Obviamente algunas corrientes antropológicas “humanistas”, orientadas a la
autorrealización y a la autotrascendencia egocéntrica, idealizan de tal forma la
persona humana y el matrimonio que acaban por negar la capacidad psíquica de
muchas personas, fundándola en elementos que no corresponden a las exigencias
esenciales del vínculo conyugal. Ante estas concepciones, los expertos del
derecho eclesial no pueden no tener en cuenta el sano realismo al que hacía
referencia mi venerado Predecesor (cfr Juan Pablo II, Alocución a la Rota
Romana, 27.1.1997, n. 4, AAS 89 [1997], p. 488), porque la capacidad hace
referencia al mínimo necesario para que los novios puedan entregar sy ser de
persona masculina y femenina para fundar ese vínculo al que está llamado la gran
mayoría de los seres humanos. De ahí sigue que las causas de nulidad por
incapacidad psíquica exigen, en línea de principio, que el juez se sirva de la
ayuda de peritos para asegurarse de la existencia de una verdadera incapacidad
(can. 1680; art. 203, § 1, DC), que es siempre una excepción al principio
natural de la capacidad para comprender, decidir y realizar la donación de sí
mismos de la que nace el vínculo conyugal.

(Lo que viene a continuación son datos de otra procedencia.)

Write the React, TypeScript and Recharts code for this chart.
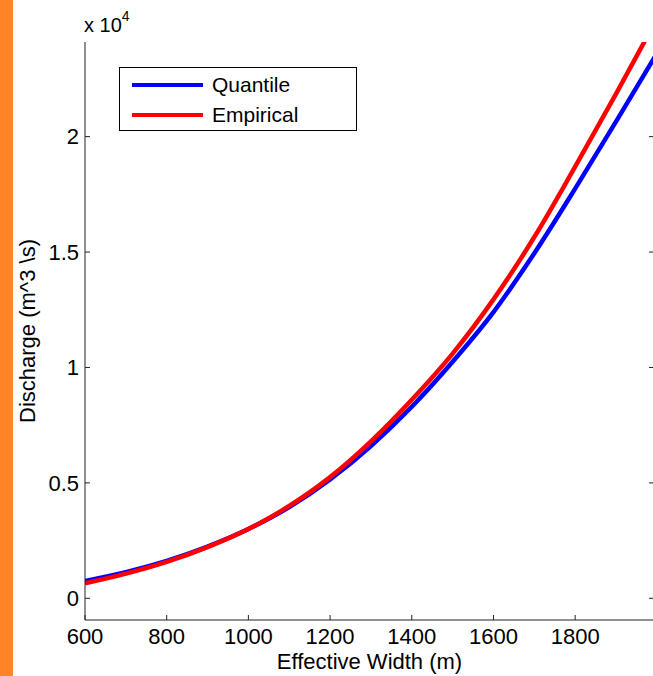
import { LineChart, Line, XAxis, YAxis, Legend } from "recharts";

const widths = [600, 700, 800, 900, 1000, 1100, 1200, 1300, 1400, 1500, 1600, 1700, 1800, 1900, 2000];
const quantile = [750, 1130, 1620, 2240, 3000, 3950, 5150, 6600, 8300, 10250, 12400, 14950, 17750, 20650, 23600];
const empirical = [650, 1070, 1580, 2220, 3000, 4000, 5250, 6800, 8600, 10600, 12950, 15650, 18700, 21850, 25100];
const xTicks = [600, 800, 1000, 1200, 1400, 1600, 1800];
const yTicks = [0, 5000, 10000, 15000, 20000];

const data = widths.map((w, i) => ({ w, quantile: quantile[i], empirical: empirical[i] }));

const font = "'Liberation Sans', Arial, sans-serif";
const axisColor = "#222";
const tickStyle = { fontSize: 22, fill: "#000", fontFamily: font };

function LegendBox() {
  const items = [
    { label: "Quantile", color: "#0000ff" },
    { label: "Empirical", color: "#ff0000" },
  ];
  return (
    <div
      style={{
        width: 236,
        height: 62,
        border: "1px solid #000",
        background: "#fff",
        fontFamily: font,
        fontSize: 21,
        position: "relative",
      }}
    >
      {items.map((it, i) => (
        <div key={it.label} style={{ position: "absolute", left: 12, top: 4 + i * 30, height: 26, display: "flex", alignItems: "center" }}>
          <div style={{ width: 71, height: 4, background: it.color, marginRight: 9 }} />
          <span style={{ color: "#000" }}>{it.label}</span>
        </div>
      ))}
    </div>
  );
}

export default function App() {
  return (
    <div style={{ position: "fixed", left: 0, top: 0, width: 653, height: 676, overflow: "hidden", background: "#fff" }}>
      <LineChart width={660} height={676} data={data} margin={{ top: 42, right: 0, bottom: 0, left: 0 }}>
        <XAxis
          dataKey="w"
          type="number"
          domain={[600, 1993]}
          allowDataOverflow
          ticks={xTicks}
          height={56}
          tickSize={-5}
          tickMargin={13}
          tick={tickStyle}
          stroke={axisColor}
          label={{
            value: "Effective Width (m)",
            position: "insideBottom",
            offset: 7,
            style: { fontSize: 22, fill: "#000", fontFamily: font },
          }}
        />
        <XAxis
          xAxisId="top"
          orientation="top"
          dataKey="w"
          type="number"
          domain={[600, 1993]}
          allowDataOverflow
          ticks={xTicks}
          height={0}
          tickSize={-5}
          tickFormatter={() => ""}
          stroke={axisColor}
        />
        <YAxis
          type="number"
          domain={[-940, 24100]}
          allowDataOverflow
          ticks={yTicks}
          width={85}
          tickSize={-5}
          tickMargin={11}
          tick={tickStyle}
          tickFormatter={(v: number) => String(v / 10000)}
          stroke={axisColor}
          label={{
            value: "Discharge (m^3 \\s)",
            angle: -90,
            position: "insideLeft",
            offset: 27,
            style: { textAnchor: "middle", fontSize: 22, fill: "#000", fontFamily: font },
          }}
        />
        <YAxis
          yAxisId="right"
          orientation="right"
          type="number"
          domain={[-940, 24100]}
          allowDataOverflow
          ticks={yTicks}
          width={6}
          tickSize={-5}
          tickFormatter={() => ""}
          stroke={axisColor}
        />
        <Legend
          layout="vertical"
          align="center"
          verticalAlign="middle"
          content={() => <LegendBox />}
          wrapperStyle={{ position: "absolute", left: 119, top: 67, width: 238, height: 64 }}
        />
        <Line type="monotone" dataKey="quantile" stroke="#0000ff" strokeWidth={4.5} dot={false} isAnimationActive={false} />
        <Line type="monotone" dataKey="empirical" stroke="#ff0000" strokeWidth={4.5} dot={false} isAnimationActive={false} />
      </LineChart>
      <div style={{ position: "absolute", left: 84, top: 14, fontFamily: font, fontSize: 20, color: "#000" }}>
        x 10<sup style={{ fontSize: 14, verticalAlign: "top", position: "relative", top: -6 }}>4</sup>
      </div>
      <div style={{ position: "absolute", left: 0, top: 0, width: 13, height: 676, background: "#ff8427" }} />
    </div>
  );
}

Esto es lo que, venerados componentes del Tribunal de la Rota Romana, deseaba
exponeros en esta circunstancia solemne a mi siempre tan grata. Al exhortaros a
perseverar con alta conciencia cristiana en el ejercicio de vuestro oficio, cuya
grande importancia para la vida de la Iglesia emerge también de las cosas que os
he dicho, os auguro que el Señor os acompañe siempre en vuestro delicado trabajo
con la luz de su gracia, de la que quiere ser prenda la Bendición Apostólica,
que os imparto a cada uno con profundo afecto.